Your task - Strip the pictures and reproduce the rest of the listing exactly.

Data section -
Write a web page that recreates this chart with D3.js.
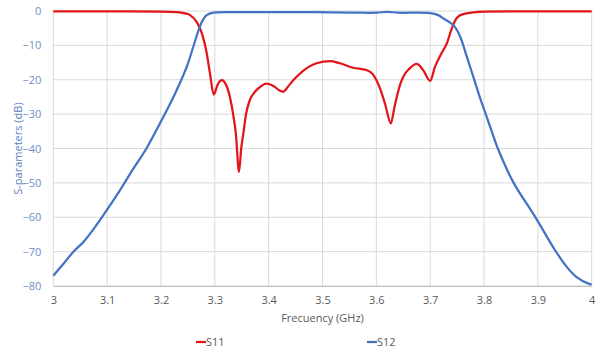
<!DOCTYPE html>
<html>
<head>
<meta charset="utf-8">
<script src="https://cdn.jsdelivr.net/npm/d3@7"></script>
<style>
	body { margin: 0; background: #fff; }
	text { font-family: "Open Sans", "Noto Sans", sans-serif; }
</style>
</head>
<body>
<div id="chart"></div>
<script>
var CHART_WIDTH = 600;
var CHART_HEIGHT = 355;

// S11 (reflection)
var s11Freq = [3.00, 3.10, 3.20, 3.23, 3.245, 3.254, 3.266, 3.276, 3.285, 3.291, 3.298,
	3.305, 3.313, 3.32, 3.328, 3.334, 3.339, 3.345, 3.349, 3.353, 3.358, 3.365, 3.373,
	3.381, 3.396, 3.409, 3.421, 3.427, 3.435, 3.446, 3.464, 3.489, 3.514, 3.532, 3.557,
	3.582, 3.593, 3.60, 3.608, 3.616, 3.627, 3.633, 3.638, 3.644, 3.65, 3.662, 3.675,
	3.687, 3.70, 3.709, 3.721, 3.731, 3.74, 3.749, 3.761, 3.78, 3.80, 3.90, 4.00];
var s11Db = [-0.1, -0.1, -0.15, -0.3, -0.7, -1.2, -3.1, -6.5, -12.3, -18.2, -24.3,
	-21.5, -20.1, -21.2, -25, -30, -35.6, -46.8, -40, -35.6, -30, -25.9, -23.8,
	-22.5, -21.1, -21.8, -23.2, -23.5, -22.2, -20.1, -17.4, -15.2, -14.6, -15.2, -16.5,
	-17.2, -18.3, -20.1, -23, -26.9, -32.7, -28.5, -25, -21.5, -19.1, -16.7, -15.4,
	-17.2, -20.3, -16.2, -12.3, -9.4, -5.1, -2.1, -0.9, -0.4, -0.2, -0.1, -0.1];

// S12 (transmission)
var s12Freq = [3.000, 3.019, 3.037, 3.056, 3.074, 3.099, 3.124, 3.149, 3.173, 3.198,
	3.217, 3.235, 3.248, 3.26, 3.272, 3.279, 3.285, 3.297, 3.35, 3.45, 3.55, 3.60,
	3.62, 3.64, 3.70, 3.715, 3.724, 3.743, 3.755, 3.768, 3.78, 3.792, 3.805, 3.82,
	3.827, 3.854, 3.895, 3.932, 3.954, 3.972, 3.994, 4.000];
var s12Db = [-77, -73.5, -70.1, -67.2, -63.6, -58, -52.1, -45.8, -40, -32.7,
	-27, -21, -16.2, -10.4, -4.6, -2.3, -1.2, -0.5, -0.35, -0.3, -0.45, -0.5,
	-0.25, -0.5, -0.6, -1.2, -2.1, -4.1, -7.2, -13.3, -19.1, -25, -30.8, -37.6,
	-40.5, -49.7, -59.9, -69.6, -74.5, -77.4, -79.3, -79.5];

var xTicks = [3, 3.1, 3.2, 3.3, 3.4, 3.5, 3.6, 3.7, 3.8, 3.9, 4];
var yTicks = [0, -10, -20, -30, -40, -50, -60, -70, -80];

var seriesNames = ["S11", "S12"];
var seriesColors = ["#e3151a", "#4472c4"];

var margin = { top: 11, right: 8.3, bottom: 69, left: 53.3 };
var plotWidth = CHART_WIDTH - margin.left - margin.right;
var plotHeight = CHART_HEIGHT - margin.top - margin.bottom;

var svg = d3.select("#chart")
	.append("svg")
	.attr("width", CHART_WIDTH)
	.attr("height", CHART_HEIGHT);

var inner = svg.append("g")
	.attr("transform", `translate(${margin.left},${margin.top})`);

var xScale = d3.scaleLinear().domain([3, 4]).range([0, plotWidth]);
var yScale = d3.scaleLinear().domain([-80, 0]).range([plotHeight, 0]);

// grid
inner.selectAll(".hgrid")
	.data(yTicks)
	.enter().append("line")
	.attr("x1", 0).attr("x2", plotWidth)
	.attr("y1", d => yScale(d)).attr("y2", d => yScale(d))
	.attr("stroke", "#d9d9d9")
	.attr("stroke-width", 1);

inner.selectAll(".vgrid")
	.data(xTicks)
	.enter().append("line")
	.attr("x1", d => xScale(d)).attr("x2", d => xScale(d))
	.attr("y1", 0).attr("y2", plotHeight)
	.attr("stroke", "#d9d9d9")
	.attr("stroke-width", 1);

// bottom axis
var xAxis = inner.append("g")
	.attr("transform", `translate(0,${plotHeight})`)
	.call(d3.axisBottom(xScale).tickValues(xTicks).tickSize(0).tickPadding(10).tickFormat(d3.format("")));
xAxis.select(".domain").attr("stroke", "#bfbfbf");
xAxis.selectAll("text").attr("fill", "#595959").style("font-size", "11px");

var yAxis = inner.append("g")
	.call(d3.axisLeft(yScale).tickValues(yTicks).tickSize(0).tickPadding(12));
yAxis.select(".domain").remove();
yAxis.selectAll("text").attr("fill", "#6f8ec4").style("font-size", "11px");

// titles
svg.append("text")
	.attr("x", margin.left + plotWidth / 2)
	.attr("y", 322)
	.attr("text-anchor", "middle")
	.attr("fill", "#595959")
	.style("font-size", "11px")
	.text("Frecuency (GHz)");

svg.append("text")
	.attr("transform", "rotate(-90)")
	.attr("x", -(margin.top + plotHeight / 2))
	.attr("y", 22)
	.attr("text-anchor", "middle")
	.attr("fill", "#5b7fc0")
	.style("font-size", "11px")
	.text("S-parameters (dB)");

// lines (S11 keeps sharp dips, S12 smoother skirts)
var curves = [d3.curveMonotoneX, d3.curveCatmullRom.alpha(0.5)];

var series = [
	d3.zip(s11Freq, s11Db),
	d3.zip(s12Freq, s12Db)
];

inner.selectAll(".series")
	.data(series)
	.enter().append("path")
	.attr("fill", "none")
	.attr("stroke", (d, i) => seriesColors[i])
	.attr("stroke-width", 2.25)
	.attr("stroke-linejoin", "round")
	.attr("d", (d, i) => d3.line()
		.x(p => xScale(p[0]))
		.y(p => yScale(p[1]))
		.curve(curves[i])(d));

// legend
var legendX = [196, 367];
var legend = svg.selectAll(".legend")
	.data(seriesNames)
	.enter().append("g")
	.attr("transform", (d, i) => `translate(${legendX[i]},342)`);

legend.append("line")
	.attr("x1", 0).attr("x2", 10)
	.attr("stroke", (d, i) => seriesColors[i])
	.attr("stroke-width", 2.25);

legend.append("text")
	.attr("x", 10)
	.attr("dy", "0.35em")
	.attr("fill", "#595959")
	.style("font-size", "11px")
	.text(d => d);
</script>
</body>
</html>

Written response -
Write a web page that recreates this chart with D3.js.
<!DOCTYPE html>
<html>
<head>
<meta charset="utf-8">
<script src="https://cdn.jsdelivr.net/npm/d3@7"></script>
<style>
	body { margin: 0; background: #fff; }
	text { font-family: "Open Sans", "Noto Sans", sans-serif; }
</style>
</head>
<body>
<div id="chart"></div>
<script>
var CHART_WIDTH = 600;
var CHART_HEIGHT = 355;

// S11 (reflection)
var s11Freq = [3.00, 3.10, 3.20, 3.23, 3.245, 3.254, 3.266, 3.276, 3.285, 3.291, 3.298,
	3.305, 3.313, 3.32, 3.328, 3.334, 3.339, 3.345, 3.349, 3.353, 3.358, 3.365, 3.373,
	3.381, 3.396, 3.409, 3.421, 3.427, 3.435, 3.446, 3.464, 3.489, 3.514, 3.532, 3.557,
	3.582, 3.593, 3.60, 3.608, 3.616, 3.627, 3.633, 3.638, 3.644, 3.65, 3.662, 3.675,
	3.687, 3.70, 3.709, 3.721, 3.731, 3.74, 3.749, 3.761, 3.78, 3.80, 3.90, 4.00];
var s11Db = [-0.1, -0.1, -0.15, -0.3, -0.7, -1.2, -3.1, -6.5, -12.3, -18.2, -24.3,
	-21.5, -20.1, -21.2, -25, -30, -35.6, -46.8, -40, -35.6, -30, -25.9, -23.8,
	-22.5, -21.1, -21.8, -23.2, -23.5, -22.2, -20.1, -17.4, -15.2, -14.6, -15.2, -16.5,
	-17.2, -18.3, -20.1, -23, -26.9, -32.7, -28.5, -25, -21.5, -19.1, -16.7, -15.4,
	-17.2, -20.3, -16.2, -12.3, -9.4, -5.1, -2.1, -0.9, -0.4, -0.2, -0.1, -0.1];

// S12 (transmission)
var s12Freq = [3.000, 3.019, 3.037, 3.056, 3.074, 3.099, 3.124, 3.149, 3.173, 3.198,
	3.217, 3.235, 3.248, 3.26, 3.272, 3.279, 3.285, 3.297, 3.35, 3.45, 3.55, 3.60,
	3.62, 3.64, 3.70, 3.715, 3.724, 3.743, 3.755, 3.768, 3.78, 3.792, 3.805, 3.82,
	3.827, 3.854, 3.895, 3.932, 3.954, 3.972, 3.994, 4.000];
var s12Db = [-77, -73.5, -70.1, -67.2, -63.6, -58, -52.1, -45.8, -40, -32.7,
	-27, -21, -16.2, -10.4, -4.6, -2.3, -1.2, -0.5, -0.35, -0.3, -0.45, -0.5,
	-0.25, -0.5, -0.6, -1.2, -2.1, -4.1, -7.2, -13.3, -19.1, -25, -30.8, -37.6,
	-40.5, -49.7, -59.9, -69.6, -74.5, -77.4, -79.3, -79.5];

var xTicks = [3, 3.1, 3.2, 3.3, 3.4, 3.5, 3.6, 3.7, 3.8, 3.9, 4];
var yTicks = [0, -10, -20, -30, -40, -50, -60, -70, -80];

var seriesNames = ["S11", "S12"];
var seriesColors = ["#e3151a", "#4472c4"];

var margin = { top: 11, right: 8.3, bottom: 69, left: 53.3 };
var plotWidth = CHART_WIDTH - margin.left - margin.right;
var plotHeight = CHART_HEIGHT - margin.top - margin.bottom;

var svg = d3.select("#chart")
	.append("svg")
	.attr("width", CHART_WIDTH)
	.attr("height", CHART_HEIGHT);

var inner = svg.append("g")
	.attr("transform", `translate(${margin.left},${margin.top})`);

var xScale = d3.scaleLinear().domain([3, 4]).range([0, plotWidth]);
var yScale = d3.scaleLinear().domain([-80, 0]).range([plotHeight, 0]);

// grid
inner.selectAll(".hgrid")
	.data(yTicks)
	.enter().append("line")
	.attr("x1", 0).attr("x2", plotWidth)
	.attr("y1", d => yScale(d)).attr("y2", d => yScale(d))
	.attr("stroke", "#d9d9d9")
	.attr("stroke-width", 1);

inner.selectAll(".vgrid")
	.data(xTicks)
	.enter().append("line")
	.attr("x1", d => xScale(d)).attr("x2", d => xScale(d))
	.attr("y1", 0).attr("y2", plotHeight)
	.attr("stroke", "#d9d9d9")
	.attr("stroke-width", 1);

// bottom axis
var xAxis = inner.append("g")
	.attr("transform", `translate(0,${plotHeight})`)
	.call(d3.axisBottom(xScale).tickValues(xTicks).tickSize(0).tickPadding(10).tickFormat(d3.format("")));
xAxis.select(".domain").attr("stroke", "#bfbfbf");
xAxis.selectAll("text").attr("fill", "#595959").style("font-size", "11px");

var yAxis = inner.append("g")
	.call(d3.axisLeft(yScale).tickValues(yTicks).tickSize(0).tickPadding(12));
yAxis.select(".domain").remove();
yAxis.selectAll("text").attr("fill", "#6f8ec4").style("font-size", "11px");

// titles
svg.append("text")
	.attr("x", margin.left + plotWidth / 2)
	.attr("y", 322)
	.attr("text-anchor", "middle")
	.attr("fill", "#595959")
	.style("font-size", "11px")
	.text("Frecuency (GHz)");

svg.append("text")
	.attr("transform", "rotate(-90)")
	.attr("x", -(margin.top + plotHeight / 2))
	.attr("y", 22)
	.attr("text-anchor", "middle")
	.attr("fill", "#5b7fc0")
	.style("font-size", "11px")
	.text("S-parameters (dB)");

// lines (S11 keeps sharp dips, S12 smoother skirts)
var curves = [d3.curveMonotoneX, d3.curveCatmullRom.alpha(0.5)];

var series = [
	d3.zip(s11Freq, s11Db),
	d3.zip(s12Freq, s12Db)
];

inner.selectAll(".series")
	.data(series)
	.enter().append("path")
	.attr("fill", "none")
	.attr("stroke", (d, i) => seriesColors[i])
	.attr("stroke-width", 2.25)
	.attr("stroke-linejoin", "round")
	.attr("d", (d, i) => d3.line()
		.x(p => xScale(p[0]))
		.y(p => yScale(p[1]))
		.curve(curves[i])(d));

// legend
var legendX = [196, 367];
var legend = svg.selectAll(".legend")
	.data(seriesNames)
	.enter().append("g")
	.attr("transform", (d, i) => `translate(${legendX[i]},342)`);

legend.append("line")
	.attr("x1", 0).attr("x2", 10)
	.attr("stroke", (d, i) => seriesColors[i])
	.attr("stroke-width", 2.25);

legend.append("text")
	.attr("x", 10)
	.attr("dy", "0.35em")
	.attr("fill", "#595959")
	.style("font-size", "11px")
	.text(d => d);
</script>
</body>
</html>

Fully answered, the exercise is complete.